F-Duct With Brawn-style double diffusers banned for 2010, teams were forced to get creative again, and this time McLaren caught the grid’s attention with a small snorkel on the left side of the cockpit, known as the F-Duct. Onboard cameras showed drivers Button and Lewis Hamilton using their left leg – which had nothing else to do on long straights – to block this hole, channelling air down the chassis and onto the rear wing. This then stalled the wing, reducing drag and increasing the top speed of the MP4-25 by roughly three miles per hour. Crucially, the F-Duct was not considered a ‘movable aerodynamic device’ – strictly forbidden under that year’s rules – and the FIA ruled that McLaren’s innovation was perfectly legal. Unsurprisingly, others soon scrambled to create their own version of this proto-DRS, but with several teams opting for systems operated by the driver removing his left hand from the steering wheel, the FIA swiftly outlawed the F-Duct for 2011 on safety grounds, instead mandating the introduction of DRS that continues to exist – and polarise opinion – within F1 to this day.

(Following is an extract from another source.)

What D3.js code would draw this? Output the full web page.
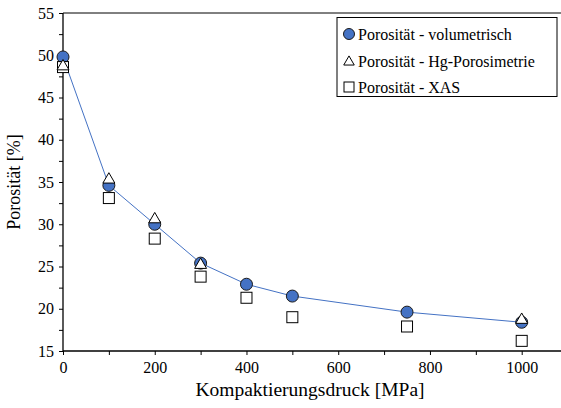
<!DOCTYPE html>
<html>
<head>
<meta charset="utf-8">
<script src="https://cdn.jsdelivr.net/npm/d3@7"></script>
<style>
  body { margin: 0; background: #fff; }
  svg text { font-family: "Liberation Serif", "Times New Roman", Times, "DejaVu Serif", "Noto Serif", serif; fill: #000; }
</style>
</head>
<body>
<script>
// pressure values [MPa]
var pressure = [0, 100, 200, 300, 400, 500, 750, 1000];

// porosity series [%]
var volumetric = [49.8, 34.6, 30.0, 25.4, 22.9, 21.5, 19.6, 18.4];
var hgPorosimetry = [48.8, 35.4, 30.7, 25.3, null, null, null, 18.8];
var xas = [48.6, 33.1, 28.3, 23.8, 21.3, 19.0, 17.9, 16.2];

var legendLabels = ["Porosität - volumetrisch", "Porosität - Hg-Porosimetrie", "Porosität - XAS"];
var xTicks = [0, 200, 400, 600, 800, 1000];
var yTicks = [15, 20, 25, 30, 35, 40, 45, 50, 55];

var width = 561, height = 408;
var serif = '"Liberation Serif", "Times New Roman", Times, "DejaVu Serif", serif';

var svg = d3.select("body").append("svg")
  .attr("width", width)
  .attr("height", height);

// scales
var x = d3.scaleLinear().domain([0, 1000]).range([63, 521.7]);
var y = d3.scaleLinear().domain([15, 55]).range([351, 13]);

// top frame line
svg.append("line")
  .attr("x1", x(0)).attr("x2", width)
  .attr("y1", y(55)).attr("y2", y(55))
  .attr("stroke", "#000").attr("stroke-width", 1);

// x axis
var xAxis = d3.axisBottom(x)
  .tickValues(d3.range(0, 1101, 100))
  .tickSize(4)
  .tickFormat(function(d) { return xTicks.indexOf(d) >= 0 ? d : ""; });

var gx = svg.append("g")
  .attr("transform", "translate(0," + y(15) + ")")
  .call(xAxis)
  .attr("font-family", serif);
gx.select(".domain").remove();
gx.append("line")
  .attr("x1", x(0)).attr("x2", width)
  .attr("stroke", "#000").attr("stroke-width", 1.3);
gx.selectAll(".tick line").attr("stroke", "#000");
gx.selectAll(".tick text")
  .attr("y", 11)
  .attr("fill", "#000")
  .style("font-size", "16px");

// y axis
var yAxis = d3.axisLeft(y)
  .tickValues(d3.range(15, 55.1, 2.5))
  .tickSize(4)
  .tickFormat(function(d) { return yTicks.indexOf(d) >= 0 ? d : ""; });

var gy = svg.append("g")
  .attr("transform", "translate(" + x(0) + ",0)")
  .call(yAxis)
  .attr("font-family", serif);
gy.select(".domain").attr("stroke", "#000").attr("stroke-width", 1.3)
  .attr("d", "M0," + y(55) + "V" + y(15));
gy.selectAll(".tick line").attr("stroke", "#000");
gy.selectAll(".tick text")
  .attr("x", -9)
  .attr("fill", "#000")
  .style("font-size", "16px");

// axis titles
svg.append("text")
  .attr("x", 310)
  .attr("y", 396)
  .attr("text-anchor", "middle")
  .attr("font-family", serif)
  .style("font-size", "19.5px")
  .text("Kompaktierungsdruck [MPa]");

svg.append("text")
  .attr("transform", "translate(20," + ((y(55) + y(15)) / 2) + ") rotate(-90)")
  .attr("text-anchor", "middle")
  .attr("font-family", serif)
  .style("font-size", "18px")
  .text("Porosität [%]");

var blue = "#4472C4";

// line through volumetric points
var line = d3.line()
  .x(function(d, i) { return x(pressure[i]); })
  .y(function(d) { return y(d); });

svg.append("path")
  .datum(volumetric)
  .attr("d", line)
  .attr("fill", "none")
  .attr("stroke", blue)
  .attr("stroke-width", 1);

// circles
svg.selectAll("circle.vol")
  .data(volumetric)
  .enter().append("circle")
  .attr("class", "vol")
  .attr("cx", function(d, i) { return x(pressure[i]); })
  .attr("cy", function(d) { return y(d); })
  .attr("r", 6)
  .attr("fill", blue)
  .attr("stroke", "#1a1a1a")
  .attr("stroke-width", 1);

// squares
svg.selectAll("rect.xas")
  .data(xas)
  .enter().append("rect")
  .attr("class", "xas")
  .attr("x", function(d, i) { return x(pressure[i]) - 5.5; })
  .attr("y", function(d) { return y(d) - 5.5; })
  .attr("width", 11)
  .attr("height", 11)
  .attr("fill", "#fff")
  .attr("stroke", "#000")
  .attr("stroke-width", 1);

// triangles
var tri = d3.symbol().type(d3.symbolTriangle).size(62);
svg.selectAll("path.hg")
  .data(hgPorosimetry.map(function(v, i) { return {p: pressure[i], v: v}; })
    .filter(function(d) { return d.v !== null; }))
  .enter().append("path")
  .attr("class", "hg")
  .attr("d", tri)
  .attr("transform", function(d) { return "translate(" + x(d.p) + "," + (y(d.v) + 1) + ")"; })
  .attr("fill", "#fff")
  .attr("stroke", "#000")
  .attr("stroke-width", 1);

// legend
var legend = svg.append("g").attr("font-family", serif);
legend.append("rect")
  .attr("x", 337).attr("y", 17.5)
  .attr("width", 220).attr("height", 79)
  .attr("fill", "#fff")
  .attr("stroke", "#000")
  .attr("stroke-width", 1);

var rowY = [34, 61, 87];
legend.append("circle")
  .attr("cx", 349).attr("cy", rowY[0])
  .attr("r", 5.5)
  .attr("fill", blue).attr("stroke", "#1a1a1a");
legend.append("path")
  .attr("d", d3.symbol().type(d3.symbolTriangle).size(48))
  .attr("transform", "translate(349," + (rowY[1] + 1) + ")")
  .attr("fill", "#fff").attr("stroke", "#000");
legend.append("rect")
  .attr("x", 344).attr("y", rowY[2] - 5)
  .attr("width", 10).attr("height", 10)
  .attr("fill", "#fff").attr("stroke", "#000");

legend.selectAll("text.lg")
  .data(legendLabels)
  .enter().append("text")
  .attr("class", "lg")
  .attr("x", 358)
  .attr("y", function(d, i) { return rowY[i] + 5.5; })
  .style("font-size", "16px")
  .text(function(d) { return d; });
</script>
</body>
</html>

Dual Axis Steering Despite having won the previous five Drivers’ and Constructors’ championships, Mercedes had no intention of resting on their laurels and caused a stir at pre-season testing in 2020 when drivers Hamilton and Valtteri Bottas were seen pushing and pulling on the steering wheel to change the toe angle of the front wheels. Known as ‘Dual Axis Steering’, or DAS, the system allowed Hamilton and Bottas to straighten up their front wheels on straights, serving the dual purpose of increasing speed by reducing drag and allowing for a more even spread of tyre wear. The mechanism drew admiring glances from throughout the F1 paddock, and Mercedes once again went on to win both titles with relative ease that year, with DAS proving especially effective at heating the tyres ahead of Safety Car restarts. However, though the FIA allowed the use of DAS for 2020, it subsequently announced that the system would be banned from 2021 onwards, fearing it would prove too expensive for teams to develop and maintain in an era of F1 with cost-cutting very much on the agenda.

© Mercedes

Ground effect Lotus founder Colin Chapman was well-known within motorsport circles for pioneering several technical innovations that kept the Hethel squad at the sharp end of the grid in the 1960s and early 70s, such as rear suspension struts, the monocoque chassis, and front and rear wings. After a fallow few years, Chapman set about taking the aerodynamic principles in front and rear wings one step further. The result was 1977’s Lotus 78, in which the whole car was treated like a wing, with moulded venturi tunnels underneath the chassis creating low pressure and sucking the car to the ground – a principle known to the uninitiated as ground effect. After winning four races in 1977 with the 78, Chapman and his team perfected the principles of ground effect with the following year’s Lotus 79, which Mario Andretti drove to that year’s title. So dominant was the 79 that ground effect soon became commonplace throughout the grid, before a combination of dangerously fast cornering speeds and a series of serious accidents prompted the FIA to outlaw the principle for 1983, insisting instead that all F1 cars be flat-bottomed.